The announcement stated that the calculation method for the margin account sufficiency ratio has been modified, and new forced liquidation margin risk control requirements have been added (i.e., the minimum funds required for customers to maintain their positions). The specific modification methods and other modifications are detailed in the attached document “Forced Liquidation and Risk Control Rules (2026 Edition).” The forced liquidation margin ratio will temporarily follow the minimum trading margin ratio set by the Shanghai Gold Exchange. In the future, the bank will adjust the forced liquidation margin ratio as appropriate based on market conditions and the needs of precious metal risk management and business.

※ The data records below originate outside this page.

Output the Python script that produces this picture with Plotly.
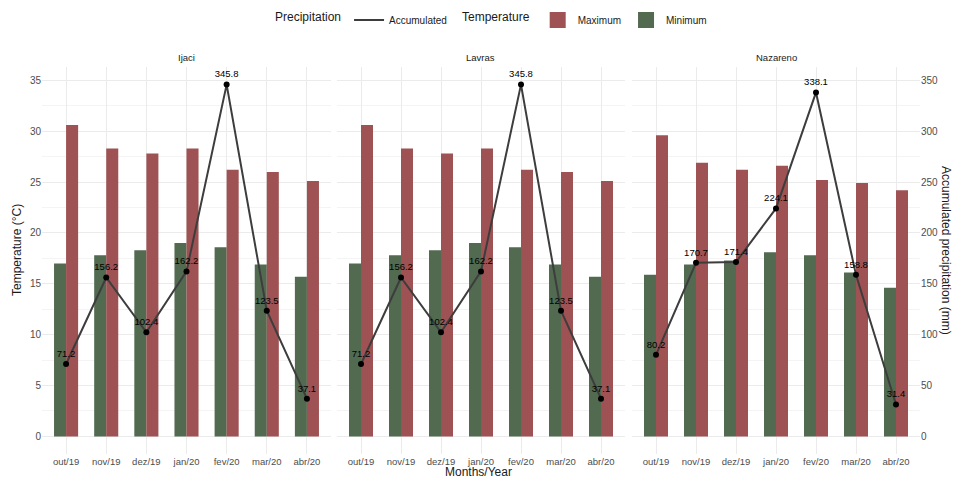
import plotly.graph_objects as go

months = ["out/19", "nov/19", "dez/19", "jan/20", "fev/20", "mar/20", "abr/20"]
sites = ["Ijaci", "Lavras", "Nazareno"]

tmax_ijaci = [30.6, 28.3, 27.8, 28.3, 26.2, 26.0, 25.1]
tmin_ijaci = [17.0, 17.8, 18.3, 19.0, 18.6, 16.9, 15.7]
prec_ijaci = [71.2, 156.2, 102.4, 162.2, 345.8, 123.5, 37.1]

tmax_lavras = [30.6, 28.3, 27.8, 28.3, 26.2, 26.0, 25.1]
tmin_lavras = [17.0, 17.8, 18.3, 19.0, 18.6, 16.9, 15.7]
prec_lavras = [71.2, 156.2, 102.4, 162.2, 345.8, 123.5, 37.1]

tmax_naz = [29.6, 26.9, 26.2, 26.6, 25.2, 24.9, 24.2]
tmin_naz = [15.9, 16.9, 17.3, 18.1, 17.8, 16.1, 14.6]
prec_naz = [80.2, 170.7, 171.4, 224.1, 338.1, 158.8, 31.4]

temp_ticks = [0, 5, 10, 15, 20, 25, 30, 35]
prec_ticks = [0, 50, 100, 150, 200, 250, 300, 350]

RED = "#9e5253"
GREEN = "#526a50"
LINE = "#3d3d3d"
GRID = "#ebebeb"
MINOR = "#f4f4f4"
TICKC = "#4d4d4d"
FONT = "Liberation Sans, Arial, sans-serif"

data = {
    "Ijaci": (tmax_ijaci, tmin_ijaci, prec_ijaci),
    "Lavras": (tmax_lavras, tmin_lavras, prec_lavras),
    "Nazareno": (tmax_naz, tmin_naz, prec_naz),
}

W, H = 956, 479
ML, MR, MT, MB = 0, 0, 67, 25
plot_h = H - MT - MB
domains = [(42 / W, 331 / W), (337 / W, 625 / W), (632 / W, 920 / W)]

t_lo, t_hi = -1.73, 36.31
p_lo, p_hi = t_lo * 10, t_hi * 10

fig = go.Figure()

for i, site in enumerate(sites):
    tmax, tmin, prec = data[site]
    xa = "x" if i == 0 else f"x{i+1}"
    ya = "y" if i == 0 else f"y{i+1}"
    yp = f"y{i+4}"
    first = i == 0
    fig.add_trace(go.Bar(x=months, y=tmin, name="Minimum", marker_color=GREEN,
                         marker_line_width=0, xaxis=xa, yaxis=ya,
                         showlegend=False, offsetgroup="min"))
    fig.add_trace(go.Bar(x=months, y=tmax, name="Maximum", marker_color=RED,
                         marker_line_width=0, xaxis=xa, yaxis=ya,
                         showlegend=False, offsetgroup="max"))
    fig.add_trace(go.Scatter(x=months, y=prec, mode="lines", name="Accumulated",
                             line=dict(color=LINE, width=2), xaxis=xa, yaxis=yp,
                             showlegend=first, legend="legend"))
    fig.add_trace(go.Scatter(x=months, y=prec, mode="markers+text",
                             text=[f"{v:.1f}" for v in prec], textposition="top center",
                             textfont=dict(size=9.5, color="#000000", family=FONT),
                             marker=dict(color="#000000", size=6),
                             xaxis=xa, yaxis=yp, showlegend=False, cliponaxis=False))

# legend keys for the temperature bars (square swatches)
fig.add_trace(go.Scatter(x=[None], y=[None], mode="markers", name="Maximum",
                         marker=dict(symbol="square", size=16, color=RED),
                         legend="legend2", showlegend=True))
fig.add_trace(go.Scatter(x=[None], y=[None], mode="markers", name="Minimum",
                         marker=dict(symbol="square", size=16, color=GREEN),
                         legend="legend2", showlegend=True))

layout = dict(
    width=W, height=H,
    margin=dict(l=ML, r=MR, t=MT, b=MB),
    paper_bgcolor="white", plot_bgcolor="white",
    barmode="group", bargap=0.4, bargroupgap=0,
    font=dict(family=FONT, color=TICKC),
    showlegend=True,
)

for i in range(3):
    xk = "xaxis" if i == 0 else f"xaxis{i+1}"
    yk = "yaxis" if i == 0 else f"yaxis{i+1}"
    pk = f"yaxis{i+4}"
    ya = "y" if i == 0 else f"y{i+1}"
    xa = "x" if i == 0 else f"x{i+1}"
    layout[xk] = dict(domain=list(domains[i]), anchor=ya, type="category",
                      categoryorder="array", categoryarray=months,
                      range=[-0.6, 6.6], showgrid=True, gridcolor=GRID, gridwidth=1,
                      zeroline=False, showline=False, ticks="",
                      tickfont=dict(size=9.5, color=TICKC), automargin=False)
    layout[yk] = dict(domain=[0, 1], anchor=xa, range=[t_lo, t_hi],
                      tickvals=temp_ticks, showgrid=True, gridcolor=GRID, gridwidth=1,
                      minor=dict(tickvals=[2.5, 7.5, 12.5, 17.5, 22.5, 27.5, 32.5],
                                 showgrid=True, gridcolor=MINOR, gridwidth=1),
                      zeroline=False, showline=False, ticks="",
                      showticklabels=(i == 0), tickfont=dict(size=10, color=TICKC),
                      automargin=False)
    layout[pk] = dict(overlaying=ya, anchor=xa, range=[p_lo, p_hi],
                      tickvals=prec_ticks, showgrid=False, zeroline=False,
                      showline=False, ticks="", side="right",
                      showticklabels=(i == 2), tickfont=dict(size=10, color=TICKC),
                      automargin=False)

leg_y = (H - MB - 20) / plot_h
layout["legend"] = dict(orientation="h", x=273 / W, xanchor="left",
                        y=leg_y, yanchor="middle",
                        title=dict(text="Precipitation", side="left",
                                   font=dict(size=12, color="#1a1a1a")),
                        font=dict(size=10, color="#1a1a1a"), itemwidth=30,
                        bgcolor="rgba(0,0,0,0)")
layout["legend2"] = dict(orientation="h", x=460 / W, xanchor="left",
                         y=leg_y, yanchor="middle",
                         title=dict(text="Temperature", side="left",
                                    font=dict(size=12, color="#1a1a1a")),
                         font=dict(size=10, color="#1a1a1a"), itemwidth=30,
                         itemsizing="trace",
                         traceorder="normal", bgcolor="rgba(0,0,0,0)")

annotations = []
for i, site in enumerate(sites):
    cx = (domains[i][0] + domains[i][1]) / 2
    annotations.append(dict(text=site, x=cx, y=(H - MB - 57) / plot_h, xref="paper",
                            yref="paper", showarrow=False, xanchor="center",
                            yanchor="middle", font=dict(size=9.5, color="#1a1a1a")))
annotations.append(dict(text="Months/Year", x=478 / W, y=(H - MB - 472) / plot_h,
                        xref="paper", yref="paper", showarrow=False, xanchor="center",
                        yanchor="middle", font=dict(size=12, color="#1a1a1a")))
annotations.append(dict(text="Temperature (°C)", x=17 / W, y=(H - MB - 250) / plot_h,
                        xref="paper", yref="paper", showarrow=False, textangle=-90,
                        xanchor="center", yanchor="middle",
                        font=dict(size=12, color="#1a1a1a")))
annotations.append(dict(text="Accumulated precipitation (mm)", x=946 / W,
                        y=(H - MB - 250) / plot_h, xref="paper", yref="paper",
                        showarrow=False, textangle=90, xanchor="center",
                        yanchor="middle", font=dict(size=12, color="#1a1a1a")))
layout["annotations"] = annotations

fig.update_layout(**layout)
fig.write_html("out.html", config={"displayModeBar": False},
               post_script="document.body.style.margin='0px';document.body.style.overflow='hidden';")
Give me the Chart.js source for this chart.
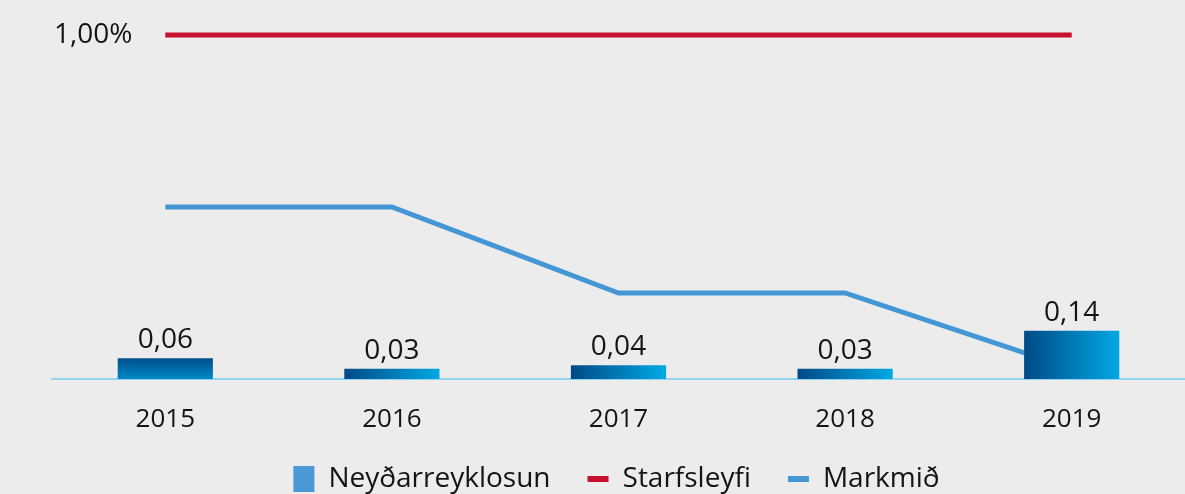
<!DOCTYPE html>
<html>
<head>
<meta charset="utf-8">
<script src="https://cdn.jsdelivr.net/npm/chart.js@4/dist/chart.umd.min.js"></script>
<style>
  html, body { margin: 0; padding: 0; background: #ececec; overflow: hidden; }
  #wrap { position: relative; width: 1185px; height: 503px; }
</style>
</head>
<body>
<div id="wrap"><canvas id="myChart"></canvas></div>
<script>
const years = ["2015", "2016", "2017", "2018", "2019"];
const neydarreyklosun = [0.06, 0.03, 0.04, 0.03, 0.14];
const starfsleyfi = [1.0, 1.0, 1.0, 1.0, 1.0];
const markmid = [0.5, 0.5, 0.25, 0.25, 0.03];
const yTicks = [1.0];

const FONT = "'Open Sans', Lato, sans-serif";
const BAR_PCT = 0.42;

function komma(v, d) {
  return v.toFixed(d).replace(".", ",");
}

function barColor(c) {
  const chart = c.chart;
  const xs = chart.scales.x, ys = chart.scales.y;
  if (!xs || !ys || c.dataIndex === undefined) return "#0077b8";
  const ctx = chart.ctx;
  if (c.dataIndex === 0) {
    const top = ys.getPixelForValue(neydarreyklosun[0]);
    const bottom = ys.getPixelForValue(0);
    const g = ctx.createLinearGradient(0, top, 0, bottom);
    g.addColorStop(0, "#004f8c");
    g.addColorStop(1, "#0088c8");
    return g;
  }
  const cx = xs.getPixelForValue(c.dataIndex);
  const w = (xs.width / years.length) * BAR_PCT;
  const g = ctx.createLinearGradient(cx - w / 2, 0, cx + w / 2, 0);
  g.addColorStop(0, "#004a87");
  g.addColorStop(1, "#00a9e4");
  return g;
}

const barLabels = {
  id: "barLabels",
  afterDatasetsDraw(chart) {
    const ctx = chart.ctx;
    const meta = chart.getDatasetMeta(0);
    ctx.save();
    ctx.font = "28px " + FONT;
    ctx.fillStyle = "#141414";
    ctx.textAlign = "center";
    ctx.textBaseline = "bottom";
    meta.data.forEach((el, i) => {
      ctx.fillText(komma(neydarreyklosun[i], 2), el.x, el.y - 4);
    });
    ctx.restore();
  }
};

const ctx = document.getElementById("myChart").getContext("2d");
new Chart(ctx, {
  type: "bar",
  data: {
    labels: years,
    datasets: [
      {
        type: "bar",
        label: "Neyðarreyklosun",
        data: neydarreyklosun,
        backgroundColor: barColor,
        barPercentage: BAR_PCT,
        categoryPercentage: 1,
        order: 0,
      },
      {
        type: "line",
        label: "Starfsleyfi",
        data: starfsleyfi,
        borderColor: "#c8102e",
        backgroundColor: "#c8102e",
        borderWidth: 5,
        pointRadius: 0,
        clip: false,
        order: 2,
      },
      {
        type: "line",
        label: "Markmið",
        data: markmid,
        borderColor: "#4596d4",
        backgroundColor: "#4596d4",
        borderWidth: 5,
        pointRadius: 0,
        clip: false,
        order: 1,
      },
    ],
  },
  options: {
    responsive: true,
    maintainAspectRatio: false,
    animation: false,
    layout: { padding: { left: 48, right: 0, top: 35, bottom: 0 } },
    plugins: {
      tooltip: { enabled: false },
      legend: {
        position: "bottom",
        labels: {
          color: "#141414",
          font: { family: FONT, size: 28 },
          usePointStyle: true,
          pointStyleWidth: 21,
          boxHeight: 26,
          padding: 37,
          generateLabels(chart) {
            return chart.data.datasets.map((ds, i) => ({
              text: ds.label,
              datasetIndex: i,
              pointStyle: i === 0 ? "rect" : "line",
              fillStyle: i === 0 ? "#4a98d5" : ds.borderColor,
              strokeStyle: i === 0 ? "rgba(0,0,0,0)" : ds.borderColor,
              lineWidth: i === 0 ? 0 : 6,
              fontColor: "#141414",
              hidden: false,
            }));
          },
        },
      },
    },
    scales: {
      x: {
        offset: true,
        grid: { display: false },
        border: { display: true, color: "#8fd3ef", width: 2 },
        ticks: { color: "#141414", font: { family: FONT, size: 26, lineHeight: 0 }, padding: 33 },
        afterFit(scale) {
          scale.height -= 25;
        },
      },
      y: {
        min: 0,
        max: 1,
        grid: { display: false, drawTicks: false },
        border: { display: false },
        afterBuildTicks(scale) {
          scale.ticks = yTicks.map((v) => ({ value: v }));
        },
        ticks: {
          mirror: true,
          padding: 2,
          color: "#141414",
          font: { family: FONT, size: 28 },
          callback: (v) => komma(v, 2) + "%",
        },
      },
    },
  },
  plugins: [barLabels],
});
</script>
</body>
</html>
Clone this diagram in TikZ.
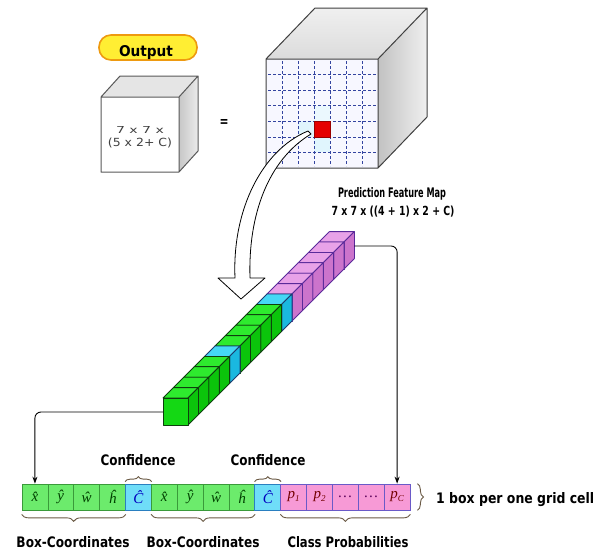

It is worth noting that earlier that day, the Industrial and Commercial Bank of China issued a notice titled “Notice on Risk Prevention and Control in the Precious Metal Market,” stating that due to the complex evolution of the global macroeconomic and geopolitical landscape, the volatility of domestic and international precious metal markets has intensified. To ensure the safety of investors’ assets and stable investments, the bank advises: please maintain a calm and rational investment mindset, fully assess your own risk tolerance, and avoid being driven by short-term market sentiment into blindly chasing rises and selling off. From a long-term asset allocation perspective, it is recommended that investors adhere to the principle of “total control, phased entry, and diversified layout,” extending the investment cycle to smooth out periodic volatility risks and build a more robust asset portfolio.